A jury in Newark also awarded Wendy Starland a portion of producer Rob Fusari's share of future profits from the career of Stefani Germanotta — aka Lady Gaga — that Fusari got in a 2011 court settlement with Germanotta, who honed her music and act while collaborating with Fusari at his Parsippany, N.J., studio.

Wendy Starland brought Stefani Germanotta — a.k.a. Lady Gaga — to Fusari's attention in 2006. According to previous court documents, after hearing her play, Fusari spent the next several months working with her every day, "radically reshaping her approach," and co-writing and co-producing songs that would appear on her breakthrough 2008 album The Fame.

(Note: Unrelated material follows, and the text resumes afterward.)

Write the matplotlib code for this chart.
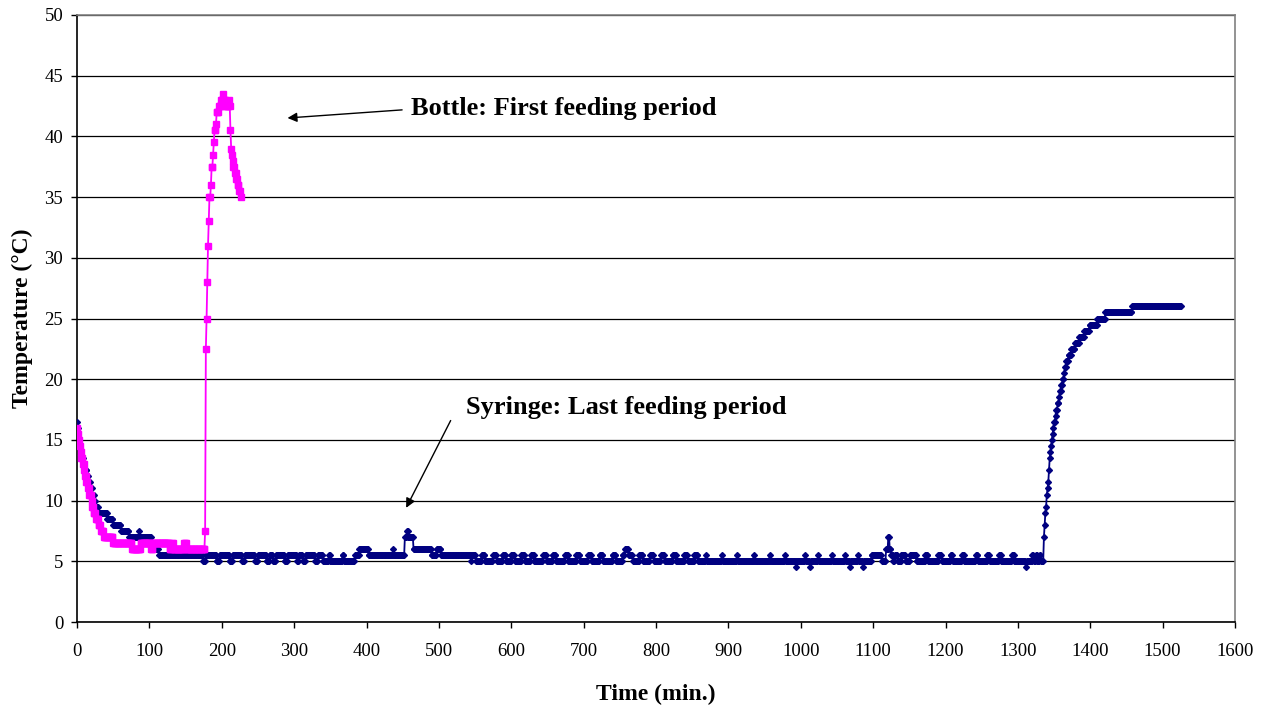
import numpy as np
import matplotlib
matplotlib.use("Agg")
import matplotlib.pyplot as plt

# ---- Data (step change points: time [min], temperature [degC]) ----
syr_t = [0, 1, 2, 3, 4, 5, 7, 9, 11, 14, 16, 19, 21, 24, 26, 30, 42, 50, 61, 72, 86, 87,
         103, 108, 113,
         174, 178, 193, 197, 211, 215, 228, 232, 246, 250, 262, 266, 271, 275, 287, 291,
         304, 307, 312, 316, 329, 333, 340, 348, 350, 367, 369,
         384, 390, 403, 437, 438, 453, 456, 458, 465, 490, 497, 503, 545,
         546, 551, 559, 564, 575, 580, 588, 593, 600, 605, 614, 619, 627, 632, 644, 649,
         657, 662, 674, 679, 690, 695, 706, 711, 722, 727, 740, 745,
         754, 757, 762, 768,
         777, 782, 792, 797, 807, 812, 823, 828, 839, 844, 853, 858,
         869, 870, 891, 892, 912, 913, 935, 936, 957, 958, 978, 979,
         994, 995, 1006, 1007, 1013, 1014, 1024, 1025, 1043, 1044, 1061, 1062,
         1068, 1069, 1079, 1080, 1086, 1087,
         1098, 1112, 1118, 1121, 1123, 1125, 1128,
         1130, 1134, 1139, 1145, 1151, 1160, 1172, 1176, 1190, 1195, 1207, 1210,
         1223, 1226, 1242, 1245, 1258, 1261, 1274, 1277, 1292, 1295, 1311, 1312,
         1320, 1322, 1325, 1327, 1330, 1332,
         1336, 1337, 1338, 1339, 1340, 1341, 1342, 1343, 1344, 1345, 1346, 1347,
         1348, 1349, 1350, 1352, 1353, 1355, 1357, 1358, 1360, 1362, 1364, 1365,
         1367, 1370, 1374, 1379, 1385, 1392, 1399, 1410, 1421, 1458]
syr_v = [16.5, 16.0, 15.5, 15.0, 14.5, 14.0, 13.5, 13.0, 12.5, 12.0, 11.5, 11.0, 10.5, 10.0,
         9.5, 9.0, 8.5, 8.0, 7.5, 7.0, 7.5, 7.0,
         6.5, 6.0, 5.5,
         5.0, 5.5, 5.0, 5.5, 5.0, 5.5, 5.0, 5.5, 5.0, 5.5, 5.0, 5.5, 5.0, 5.5, 5.0, 5.5,
         5.0, 5.5, 5.0, 5.5, 5.0, 5.5, 5.0, 5.5, 5.0, 5.5, 5.0,
         5.5, 6.0, 5.5, 6.0, 5.5, 7.0, 7.5, 7.0, 6.0, 5.5, 6.0, 5.5, 5.0,
         5.5, 5.0, 5.5, 5.0, 5.5, 5.0, 5.5, 5.0, 5.5, 5.0, 5.5, 5.0, 5.5, 5.0, 5.5, 5.0,
         5.5, 5.0, 5.5, 5.0, 5.5, 5.0, 5.5, 5.0, 5.5, 5.0, 5.5, 5.0,
         5.5, 6.0, 5.5, 5.0,
         5.5, 5.0, 5.5, 5.0, 5.5, 5.0, 5.5, 5.0, 5.5, 5.0, 5.5, 5.0,
         5.5, 5.0, 5.5, 5.0, 5.5, 5.0, 5.5, 5.0, 5.5, 5.0, 5.5, 5.0,
         4.5, 5.0, 5.5, 5.0, 4.5, 5.0, 5.5, 5.0, 5.5, 5.0, 5.5, 5.0,
         4.5, 5.0, 5.5, 5.0, 4.5, 5.0,
         5.5, 5.0, 6.0, 7.0, 6.0, 5.5, 5.0,
         5.5, 5.0, 5.5, 5.0, 5.5, 5.0, 5.5, 5.0, 5.5, 5.0, 5.5, 5.0,
         5.5, 5.0, 5.5, 5.0, 5.5, 5.0, 5.5, 5.0, 5.5, 5.0, 4.5, 5.0,
         5.5, 5.0, 5.5, 5.0, 5.5, 5.0,
         7.0, 8.0, 9.0, 9.5, 10.5, 11.0, 11.5, 12.5, 13.5, 14.0, 14.5, 15.0,
         15.5, 16.0, 16.5, 17.0, 17.5, 18.0, 18.5, 19.0, 19.5, 20.0, 20.5, 21.0,
         21.5, 22.0, 22.5, 23.0, 23.5, 24.0, 24.5, 25.0, 25.5, 26.0]
syr_end = 1525

bot_t = [0, 1, 2, 4, 5, 6, 8, 10, 11, 13, 15, 17, 20, 21, 23, 26, 30, 33, 37, 50, 76, 88,
         102, 105, 128, 131, 133, 148, 151,
         177, 178, 179, 180, 181, 182, 183, 185, 186, 188, 189, 190, 192, 193, 196, 199,
         202, 203, 205, 210, 211, 212, 213, 214, 215, 216, 218, 220, 222, 224, 226]
bot_v = [16.0, 15.5, 15.0, 14.5, 14.0, 13.5, 13.0, 12.5, 12.0, 11.5, 11.0, 10.5, 10.0, 9.5,
         9.0, 8.5, 8.0, 7.5, 7.0, 6.5, 6.0, 6.5, 6.0, 6.5, 6.0, 6.5, 6.0, 6.5, 6.0,
         7.5, 22.5, 25.0, 28.0, 31.0, 33.0, 35.0, 36.0, 37.5, 38.5, 39.5, 40.5, 41.0, 42.0,
         42.5, 43.0, 43.5, 43.0, 42.5, 43.0, 42.5, 40.5, 39.0, 38.5, 38.0, 37.5, 37.0,
         36.5, 36.0, 35.5, 35.0]
bot_end = 226

x_ticks = list(range(0, 1601, 100))
y_ticks = list(range(0, 51, 5))


def hold(ct, cv, t_end):
    t = np.arange(0, t_end + 1)
    idx = np.searchsorted(np.asarray(ct), t, side="right") - 1
    return t, np.asarray(cv)[idx]


st, sv = hold(syr_t, syr_v, syr_end)
bt, bv = hold(bot_t, bot_v, bot_end)

plt.rcParams["font.family"] = ["Liberation Serif", "DejaVu Serif"]

fig = plt.figure(figsize=(12.69, 7.07), dpi=100)
ax = fig.add_axes([0.0607, 0.1202, 0.9125, 0.8586])

ax.plot(st, sv, color="#000080", lw=1.3, marker="D", markersize=3.0, zorder=3)
ax.plot(bt, bv, color="#FF00FF", lw=1.3, marker="s", markersize=3.8, zorder=4)

ax.set_xlim(0, 1600)
ax.set_ylim(0, 50)
ax.set_xticks(x_ticks)
ax.set_yticks(y_ticks)
ax.tick_params(axis="both", direction="out", length=4, width=1, labelsize=13.5)
ax.tick_params(axis="x", pad=11)
ax.tick_params(axis="y", pad=6)
ax.yaxis.grid(True, color="black", lw=0.9)
ax.set_axisbelow(True)
for s in ["left", "bottom"]:
    ax.spines[s].set_color("black")
    ax.spines[s].set_linewidth(1.2)
for s in ["top", "right"]:
    ax.spines[s].set_color("#808080")
    ax.spines[s].set_linewidth(1.2)

ax.set_xlabel("Time (min.)", fontsize=17, fontweight="bold", labelpad=17)
ax.set_ylabel("Temperature (\u00b0C)", fontsize=17, fontweight="bold", labelpad=8)

ax.annotate("", xy=(287, 41.5), xytext=(453, 42.2),
            arrowprops=dict(arrowstyle="-|>", color="black", lw=1, mutation_scale=14))
ax.text(461, 42.3, "Bottle: First feeding period", fontsize=19, fontweight="bold",
        va="center", ha="left")
ax.annotate("", xy=(453, 9.2), xytext=(518, 16.8),
            arrowprops=dict(arrowstyle="-|>", color="black", lw=1, mutation_scale=14))
ax.text(537, 17.7, "Syringe: Last feeding period", fontsize=19, fontweight="bold",
        va="center", ha="left")

fig.savefig("out.png", dpi=100)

But their professional and romantic relationship soured, leading to Fusari filing suit in 2010, alleging he and Germanotta had formed a joint business venture entitling him to a 20 percent share of song royalties, 15 percent of merchandising and other Lady Gaga-related income.

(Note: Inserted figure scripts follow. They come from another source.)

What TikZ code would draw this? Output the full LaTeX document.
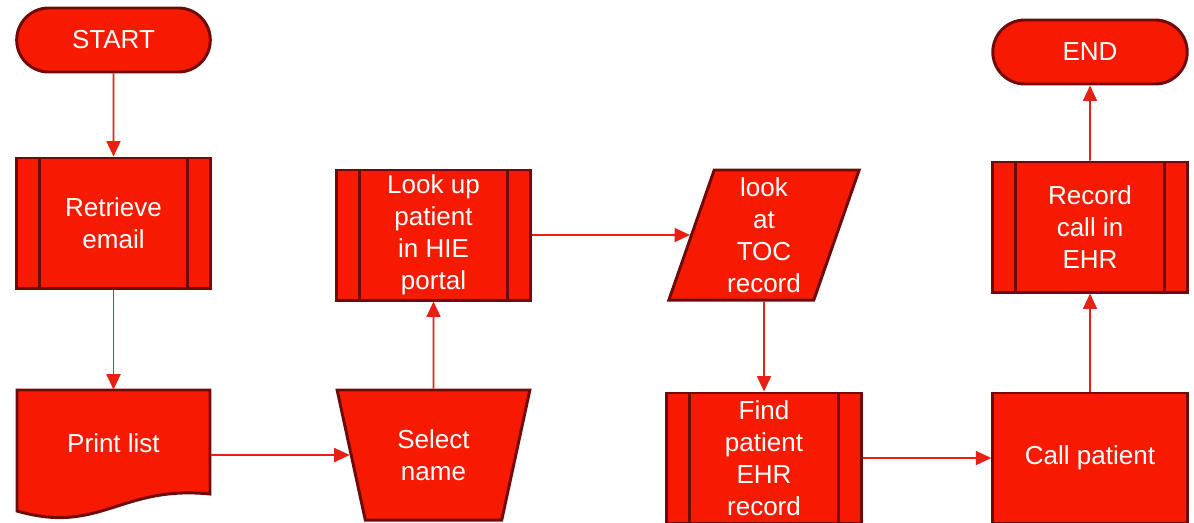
\documentclass[tikz,border=0pt]{standalone}
\usepackage{fontspec}
\setmainfont{Liberation Sans}
\usetikzlibrary{arrows.meta,shapes.geometric,shapes.misc,positioning,backgrounds}

\definecolor{boxred}{RGB}{246,27,0}
\definecolor{edgered}{RGB}{112,10,10}
\definecolor{linered}{RGB}{232,32,20}

\tikzset{
    shapebox/.style={draw=edgered, fill=boxred, line width=2.1pt},
    txt/.style={text=white, font=\fontsize{18.5}{22.7}\selectfont, align=center, inner sep=0pt},
    term/.style={shapebox, txt, rounded rectangle, minimum width=4.84cm, minimum height=1.6cm},
    proc/.style={shapebox, txt, rectangle, minimum width=4.84cm, minimum height=3.25cm},
    flow/.style={draw=linered, line width=1.1pt, -{Triangle[length=11pt,width=10pt]}},
}

\begin{document}
\begin{tikzpicture}[x=0.025cm, y=-0.025cm]
    \useasboundingbox (0,0) rectangle (1194,522);

    % first column
    \node[term] (start) at (113.5,40) {START};
    \node[proc] (retr) at (113.5,223) {Retrieve\\email};
    \node[txt, minimum width=4.84cm, minimum height=3.25cm] (print) at (113.5,455) {\raisebox{0.6cm}{Print list}};
    \begin{scope}[on background layer]
        \filldraw[shapebox] (17,390) -- (210,390) -- (210,494)
            .. controls (120,485) and (100,535) .. (17,511) -- cycle;
    \end{scope}

    % second column
    \node[shapebox, txt, trapezium, trapezium angle=73.7, shape border rotate=180,
          trapezium stretches=true, minimum width=4.84cm, minimum height=3.25cm]
          (select) at (433.5,455) {Select\\name};
    \node[proc] (lookup) at (433.5,235) {Look up\\patient\\in HIE\\portal};

    % third column
    \node[shapebox, txt, trapezium, trapezium left angle=73.7, trapezium right angle=106.3,
          trapezium stretches=true, minimum width=4.8cm, minimum height=3.25cm]
          (toc) at (764,235) {look\\at\\TOC\\record};
    \node[proc, minimum width=4.86cm] (find) at (764,458) {Find\\patient\\EHR\\record};

    % fourth column
    \node[proc, minimum width=4.86cm] (call) at (1090,458) {Call patient};
    \node[proc, minimum width=4.86cm] (rec) at (1090,227) {Record\\call in\\EHR};
    \node[term, minimum width=4.86cm] (end) at (1090,52) {END};

    % side bars of the predefined steps
    \foreach \n in {retr,lookup,find,rec} {
        \draw[edgered, line width=2.1pt] ([xshift=0.6cm]\n.north west) -- ([xshift=0.6cm]\n.south west);
        \draw[edgered, line width=2.1pt] ([xshift=-0.6cm]\n.north east) -- ([xshift=-0.6cm]\n.south east);
    }

    \draw[flow] (start) -- (retr);
    \draw[flow] (retr) -- (print);
    \draw[flow] (print) -- (select);
    \draw[flow] (select) -- (lookup);
    \draw[flow] (lookup) -- (toc);
    \draw[flow] (toc) -- (find);
    \draw[flow] (find) -- (call);
    \draw[flow] (call) -- (rec);
    \draw[flow] (rec) -- (end);

\end{tikzpicture}
\end{document}
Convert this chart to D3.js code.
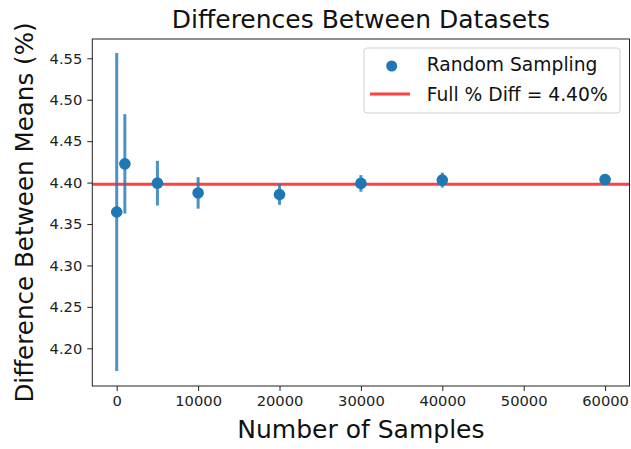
<!DOCTYPE html>
<html>
<head>
<meta charset="utf-8">
<script src="https://cdn.jsdelivr.net/npm/d3@7"></script>
<style>
  body { margin: 0; background: #fff; }
  text { font-family: "DejaVu Sans", sans-serif; }
</style>
</head>
<body>
<div id="chart"></div>
<script>
// sample sizes and the measured mean difference with its error
var samples = [0, 1000, 5000, 10000, 20000, 30000, 40000, 60000];
var means = [4.3645, 4.4226, 4.3993, 4.3875, 4.3856, 4.3990, 4.4030, 4.4037];
var errors = [0.192, 0.060, 0.027, 0.019, 0.0125, 0.010, 0.009, 0.006];
var fullDiff = 4.398;
var xTicks = [0, 10000, 20000, 30000, 40000, 50000, 60000];
var yTicks = [4.20, 4.25, 4.30, 4.35, 4.40, 4.45, 4.50, 4.55];
var legendLabels = ["Random Sampling", "Full % Diff = 4.40%"];

var W = 631, H = 449;
var padL = 92.3, padR = 629.5, padT = 39, padB = 386;
var blue = "#1f77b4";

var svg = d3.select("#chart").append("svg")
    .attr("width", W).attr("height", H);

var x = d3.scaleLinear().domain([-3000, 63000]).range([padL, padR]);
var y = d3.scaleLinear().domain([4.1545, 4.5733]).range([padB, padT]);

// axes
var xAxis = svg.append("g")
    .attr("transform", "translate(0," + padB + ")")
    .call(d3.axisBottom(x).tickValues(xTicks).tickFormat(d3.format("d")).tickSize(5).tickPadding(5));
var yAxis = svg.append("g")
    .attr("transform", "translate(" + padL + ",0)")
    .call(d3.axisLeft(y).tickValues(yTicks).tickFormat(d3.format(".2f")).tickSize(5).tickPadding(5));
[xAxis, yAxis].forEach(function(a){
    a.select(".domain").remove();
    a.selectAll("text").style("font-size", "14.7px").attr("fill", "#222")
        .style("font-family", "DejaVu Sans, sans-serif");
    a.selectAll("line").attr("stroke", "#222");
});

// full diff reference line
svg.append("line")
    .attr("x1", padL).attr("x2", padR)
    .attr("y1", y(fullDiff)).attr("y2", y(fullDiff))
    .attr("stroke", "red").attr("stroke-opacity", 0.75).attr("stroke-width", 2.8);

// error bars
svg.append("g").selectAll("line").data(samples).join("line")
    .attr("x1", function(d){ return x(d); })
    .attr("x2", function(d){ return x(d); })
    .attr("y1", function(d, i){ return y(means[i] - errors[i]); })
    .attr("y2", function(d, i){ return y(means[i] + errors[i]); })
    .attr("stroke", blue).attr("stroke-opacity", 0.8).attr("stroke-width", 3);

// points
svg.append("g").selectAll("circle").data(samples).join("circle")
    .attr("cx", function(d){ return x(d); })
    .attr("cy", function(d, i){ return y(means[i]); })
    .attr("r", 5.8).attr("fill", blue);

// frame
svg.append("rect")
    .attr("x", padL).attr("y", padT)
    .attr("width", padR - padL).attr("height", padB - padT)
    .attr("fill", "none").attr("stroke", "#222").attr("stroke-width", 1);

// titles
svg.append("text").attr("x", (padL + padR) / 2).attr("y", 28)
    .attr("text-anchor", "middle").style("font-size", "25px").attr("fill", "#111")
    .text("Differences Between Datasets");
svg.append("text").attr("x", (padL + padR) / 2).attr("y", 438)
    .attr("text-anchor", "middle").style("font-size", "25px").attr("fill", "#111")
    .text("Number of Samples");
svg.append("text")
    .attr("transform", "translate(33," + ((padT + padB) / 2) + ") rotate(-90)")
    .attr("text-anchor", "middle").style("font-size", "24.6px").attr("fill", "#111")
    .text("Difference Between Means (%)");

// legend
var lg = svg.append("g");
lg.append("rect").attr("x", 364).attr("y", 48).attr("width", 256).attr("height", 65)
    .attr("rx", 3).attr("fill", "#fff").attr("fill-opacity", 0.8)
    .attr("stroke", "#d0d0d0");
lg.append("circle").attr("cx", 391.7).attr("cy", 66).attr("r", 5.5).attr("fill", blue);
lg.append("line").attr("x1", 370).attr("x2", 410).attr("y1", 94).attr("y2", 94)
    .attr("stroke", "red").attr("stroke-opacity", 0.75).attr("stroke-width", 2.8);
lg.selectAll("text").data(legendLabels).join("text")
    .attr("x", 426.7)
    .attr("y", function(d, i){ return 71 + i * 30; })
    .style("font-size", "18.7px").attr("fill", "#111")
    .text(function(d){ return d; });
</script>
</body>
</html>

That $30.5 million suit was settled later in 2010, with no terms disclosed. U.S. District Judge Jose Linares on July 11 granted a joint motion by Germanotta and Fusari to keep the terms of that agreement sealed, in part to resolve another lawsuit filed by Fusari against Germanotta in New York.

Later that year, Starland filed suit against Fusari and his company for breach of contract, breach of fiduciary duty, unjust enrichment and quantum meruit, claiming he had not compensated her as promised for connecting him with Germanotta.

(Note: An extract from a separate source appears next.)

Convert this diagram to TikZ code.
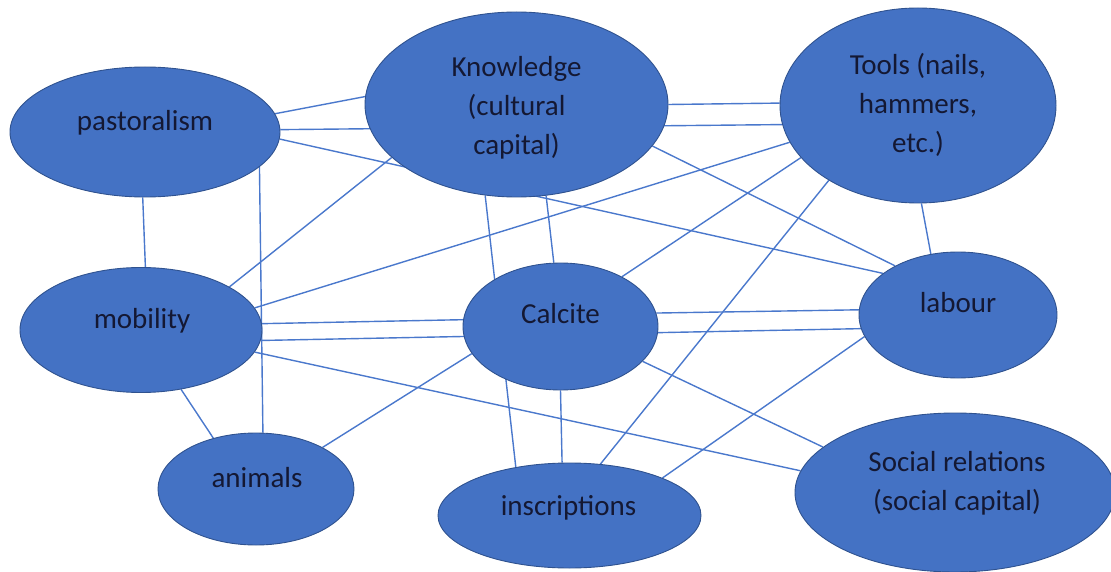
\documentclass[tikz,border=0pt]{standalone}
\usepackage{fontspec}
\setmainfont{Carlito}
\usetikzlibrary{shapes.geometric,backgrounds,calc}
\definecolor{shapefill}{HTML}{4472C4}
\definecolor{shapeedge}{HTML}{2F528F}
\definecolor{linkblue}{HTML}{4A78CC}
\definecolor{labelink}{HTML}{141833}
\tikzset{
  blob/.style={ellipse, draw=shapeedge, line width=0.9pt, fill=shapefill, inner sep=0pt},
  caption/.style={anchor=base, align=center, text=labelink, inner sep=0pt,
    font=\fontsize{29}{39}\selectfont},
  link/.style={draw=linkblue, line width=1.4pt}
}
\begin{document}
\begin{tikzpicture}[x=1pt,y=-1pt]
\useasboundingbox (0,0) rectangle (1111,572);

% concept ellipses
\node[blob, minimum width=270pt, minimum height=130pt] (past) at (145,132) {};
\node[blob, minimum width=303pt, minimum height=185pt] (know) at (516.5,104.5) {};
\node[blob, minimum width=276pt, minimum height=195pt] (tools) at (918,105.5) {};
\node[blob, minimum width=242pt, minimum height=125pt] (mob) at (141,330) {};
\node[blob, minimum width=195pt, minimum height=127pt] (calc) at (560.5,326.5) {};
\node[blob, minimum width=198pt, minimum height=126pt] (lab) at (958,315) {};
\node[blob, minimum width=196pt, minimum height=112pt] (anim) at (256,489) {};
\node[blob, minimum width=263pt, minimum height=105pt] (insc) at (569.5,515.5) {};
\node[blob, minimum width=320pt, minimum height=159pt] (soc) at (955,492.5) {};

% labels (base anchor sits on the last line of a multi-line label)
\node[caption] (past-t) at ($(past.center)+(0,-1)$) {pastoralism};
\node[caption] (know-t) at ($(know.center)+(0,50.5)$) {Knowledge\\(cultural\\capital)};
\node[caption] (tools-t) at ($(tools.center)+(0,47.5)$) {Tools (nails,\\hammers,\\etc.)};
\node[caption] (mob-t) at ($(mob.center)+(1,-2)$) {mobility};
\node[caption] (calc-t) at ($(calc.center)+(0,-3.5)$) {Calcite};
\node[caption] (lab-t) at ($(lab.center)+(0,-3)$) {labour};
\node[caption] (anim-t) at ($(anim.center)+(1,-2)$) {animals};
\node[caption] (insc-t) at ($(insc.center)+(-1,-0.5)$) {inscriptions};
\node[caption] (soc-t) at ($(soc.center)+(2,17.5)$) {Social relations\\(social capital)};

% connectors, drawn beneath the ellipses
\begin{scope}[on background layer]
  \draw[link] (past.8.6) -- (know.177.2);
  \draw[link] (past.1.7) -- (tools.188.9);
  \draw[link] (past.-3.4) -- (lab.151.1);
  \draw[link] (past.268.2) -- (mob.86.3);
  \draw[link] (past.-17.4) -- (anim.83.9);
  \draw[link] (mob.26.1) -- (know.203.3);
  \draw[link] (mob.11.2) -- (tools.196.1);
  \draw[link] (mob.3.3) -- (calc.176.8);
  \draw[link] (mob.-5.7) -- (lab.188.7);
  \draw[link] (mob.-11.4) -- (soc.172.8);
  \draw[link] (mob.-56.5) -- (anim.130.8);
  \draw[link] (anim.32.5) -- (calc.197.1);
  \draw[link] (know.251.4) -- (insc.138.7);
  \draw[link] (know.288.6) -- (calc.96.8);
  \draw[link] (calc.270) -- (insc.98.1);
  \draw[link] (know.-17.2) -- (lab.142.4);
  \draw[link] (know.0.9) -- (tools.179);
  \draw[link] (tools.204.8) -- (calc.39.5);
  \draw[link] (tools.220.7) -- (insc.59.1);
  \draw[link] (tools.272.9) -- (lab.114.1);
  \draw[link] (calc.8.5) -- (lab.177.1);
  \draw[link] (lab.193.6) -- (insc.22.4);
  \draw[link] (calc.-23.4) -- (soc.161.4);
\end{scope}
\end{tikzpicture}
\end{document}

Germanotta testified in a deposition in September for the Starland suit, saying "My understanding was that Wendy and him had initially agreed upon 50/50 perhaps before Wendy ever found me, and after I was signed to Rob and made music, Rob began to change his mind."

On Nov. 6, Starland and Fusari squared off before Linares and a jury in Newark for a trial that ended Nov. 17, with the jury finding for Starland. That same day, Linares granted a motion for Germanotta to be represented in the matter pro hac vice (this occasion only) by an out-of-state attorney.

According to court documents, the award to Starland includes $5,703,056 for breach of contract, including 50 percent of a half-million dollar payout to another songwriter, Sandy Linzer. Additional payouts were awarded for $900,000, representing 50 percent of Fusari's earnings from record and merchandising royalties over the next nine years, and $730,640, representing 50 percent of money paid to Fusari and retained by intellectual property business and legal advisers Dennis H. Cavanaugh and Associates.

Attorneys representing both parties did not respond to calls for comment.

Germanotta returned to Morris County in 2010 for the funeral of her grandfather, World War II veteran Joseph Germanotta, who lived in Montville for 15 years and later in a Lincoln Park nursing home. She attended a church funeral service at St. Pius X Church before traveling to East Hanover for internment services at Gates of Heaven Cemetery.